Our New Newsletter Structure

Vignettes, What we learned together this week, 5 Smartest Articles of the week, and Long-form essay on mental models

We have experimenting with the format of newsletters for a while now. Thankfully most of the iterations worked and our open rates were significantly higher. A large number of you also sent us 1:1 notes asking for more.

That got us thinking about how might we carve out a set of readings without adding to your already overwhelming to-do list.

Taking from our our essay on newsletter burnout, we also want to be sensitive to your inbox so we will continue to send newsletters on alternate days. Further, we want to add an element of adventure to your newsletter reading experience by doing the following (once a week for each category):

  1. Mondays:What we learned together this week

  2. Wednesdays: 5 Smartest Articles of the week

  3. Fridays: Vignettes (Long-form deep-dive career reflection of a massively interesting person)

  4. Sundays: Long-form essay on mental models / career principles / lifestyle design

In between, we will surprise and delight you and look forward to your participation.

Starting with our first long-form vignette today, we did a deep-dive on leadership lessons from Canva’s CEO & co-founder Melanie Perkins.

Here are the first 250 words from a 1500 word long-form analysis -

Designer, introverted and ambitious.

Melanie Perkins is the CEO and co-founder of the multi-billion dollar online design company Canva.

Starting her entrepreneurial journey with the mission to make design accessible, Melanie co-founded Fusion Books in 2007. Instead of tacking the vast design ecosystem all at once with Fusion Books, Melanie with her co-founder Cliff, ventured into the niche high-school yearbook making industry. They created an online tool with which high schools could design their yearbooks using Fusion Books software for free and only pay for the printing of the books. Starting with 15 high schools in Australia by 2011 they were working with over 300 high schools across five countries.

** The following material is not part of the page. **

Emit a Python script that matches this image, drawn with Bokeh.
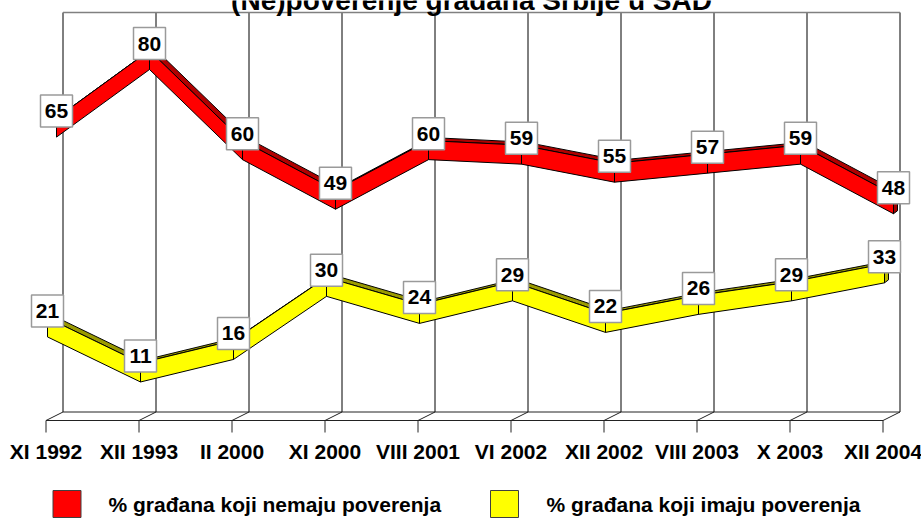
from bokeh.plotting import figure
from bokeh.models import Range1d, ColumnDataSource
from bokeh.core.properties import value
from bokeh.embed import file_html
from bokeh.resources import INLINE

# ---- data ----
categories = ["XI 1992", "XII 1993", "II 2000", "XI 2000", "VIII 2001",
              "VI 2002", "XII 2002", "VIII 2003", "X 2003", "XII 2004"]
nemaju = [65, 80, 60, 49, 60, 59, 55, 57, 59, 48]
imaju = [21, 11, 16, 30, 24, 29, 22, 26, 29, 33]
series_names = ["% građana koji nemaju poverenja", "% građana koji imaju poverenja"]
title_text = "(Ne)poverenje građana Srbije u SAD"

# ---- layout constants (page pixels) ----
W, H = 921, 519
SX = 93.0      # px per category
SY = 4.507     # px per percent
X0PX = 45.5    # page x of first category (front)
Y80PX = 43.0   # page y of value 80


def PX(px):
    return (px - X0PX) / SX


def PY(py):
    return 80 - (py - Y80PX) / SY


def DX(px):
    return px / SX


def DY(px):  # page-down pixels -> data offset
    return -px / SY


FONT = value("Liberation Sans")

p = figure(width=W, height=H, output_backend="svg", toolbar_location=None,
           x_range=Range1d(PX(0), PX(W)), y_range=Range1d(PY(H), PY(0)),
           x_axis_location=None, y_axis_location=None, min_border=0)
p.grid.visible = False
p.outline_line_color = None
p.background_fill_color = "white"
p.border_fill_color = "white"

n = len(categories)
idx = list(range(n))

# ---- back wall gridlines ----
depth_x = DX(17)
wall_top = PY(12)
wall_bot = PY(411.5)
p.segment(x0=[i + depth_x for i in idx], y0=[wall_bot] * n,
          x1=[i + depth_x for i in idx], y1=[wall_top] * n,
          line_color="black", line_width=1)
p.segment(x0=[depth_x], y0=[wall_top], x1=[n - 1 + depth_x], y1=[wall_top],
          line_color="#808080", line_width=1.5)

# ---- floor ----
floor_front = PY(420)
p.segment(x0=[depth_x], y0=[wall_bot], x1=[n - 1 + depth_x], y1=[wall_bot],
          line_color="#222222", line_width=1)
p.segment(x0=[0], y0=[floor_front], x1=[n - 1], y1=[floor_front],
          line_color="#222222", line_width=1)
p.segment(x0=idx, y0=[floor_front] * n, x1=[i + depth_x for i in idx], y1=[wall_bot] * n,
          line_color="#222222", line_width=1)
p.segment(x0=idx, y0=[floor_front] * n, x1=idx, y1=[PY(432)] * n,
          line_color="#222222", line_width=1)

# ---- category labels ----
p.text(x=idx, y=[PY(451)] * n, text=categories, text_align="center",
       text_baseline="middle", text_font=FONT, text_font_style="bold",
       text_font_size="21px", text_color="black")


# ---- ribbons ----
def ribbon(vals, off_x_px, off_y_px, front_col, top_col, cap_col):
    lx = [i + DX(off_x_px) for i in idx]
    ly = [v + DY(off_y_px) for v in vals]
    top = [y + DY(7) for y in ly]
    bot = [y + DY(26) for y in ly]
    ddx, ddy = DX(4), DY(-3)
    txs, tys, fxs, fys = [], [], [], []
    for i in range(n - 1):
        txs.append([lx[i], lx[i + 1], lx[i + 1] + ddx, lx[i] + ddx])
        tys.append([top[i], top[i + 1], top[i + 1] + ddy, top[i] + ddy])
        fxs.append([lx[i], lx[i + 1], lx[i + 1], lx[i]])
        fys.append([top[i], top[i + 1], bot[i + 1], bot[i]])
    p.patches(xs=txs, ys=tys, fill_color=top_col, line_color="black", line_width=1)
    p.patches(xs=fxs, ys=fys, fill_color=front_col, line_color="black", line_width=1)
    e = n - 1
    p.patches(xs=[[lx[e], lx[e] + ddx, lx[e] + ddx, lx[e]]],
              ys=[[top[e], top[e] + ddy, bot[e] + ddy, bot[e]]],
              fill_color=cap_col, line_color="black", line_width=1)
    return lx, ly


rlx, rly = ribbon(nemaju, 10.5, 0.0, "#FF0000", "#B00000", "#A00000")
ylx, yly = ribbon(imaju, 1.5, 1.5, "#FFFF00", "#9A9A00", "#B8B800")

# ---- data labels ----
lab = ColumnDataSource(dict(x=rlx + ylx, y=rly + yly,
                            t=[str(v) for v in nemaju] + [str(v) for v in imaju]))
p.rect(x="x", y="y", width=32, height=32, width_units="screen", height_units="screen",
       source=lab, fill_color="white", line_color="#9a9a9a", line_width=1.5)
p.text(x="x", y="y", text="t", source=lab, text_align="center", text_baseline="middle",
       text_font=FONT, text_font_style="bold", text_font_size="21px", text_color="black")

# ---- title (partly cut by the top edge, as in the reference) ----
p.text(x=[PX(471)], y=[PY(0)], text=[title_text], text_align="center",
       text_baseline="middle", text_font=FONT, text_font_style="bold",
       text_font_size="28px", text_color="black")

# ---- legend ----
p.rect(x=[PX(66.5), PX(504)], y=[PY(503.5), PY(503.5)], width=28, height=27,
       width_units="screen", height_units="screen",
       fill_color=["#FF0000", "#FFFF00"], line_color="#404040", line_width=1)
p.text(x=[PX(108), PX(546)], y=[PY(504), PY(504)], text=series_names,
       text_align="left", text_baseline="middle", text_font=FONT,
       text_font_style="bold", text_font_size="21px", text_color="black")

open("out.html", "w").write(file_html(p, INLINE))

They used this period to understand their users, the product and the technical requirements needed to build easy to use online design tools.

In 2011 after a chance encounter with Silicon Valley investor Bill Tai at a conference she actively started working on the idea of Canva. With a three-month tourist visa Melanie engineered a trip to the Bay Area to ‘meet as many investors as possible’. Early in her visit, Tai introduced her to Lars Rasmussen, the co-founder of Google Maps. Tai told her that if she could hire a tech team that met Rasmussen's standards, he'd invest. After a year of looking for a technical co-founder (and finding Cameron Adams) and a few more months of fundraising in 2012 Canva raised $3M.

In 2013 Canva (French for canvas) was launched globally. Starting with 50,000 beta users it is now used by over 30 million active users per month.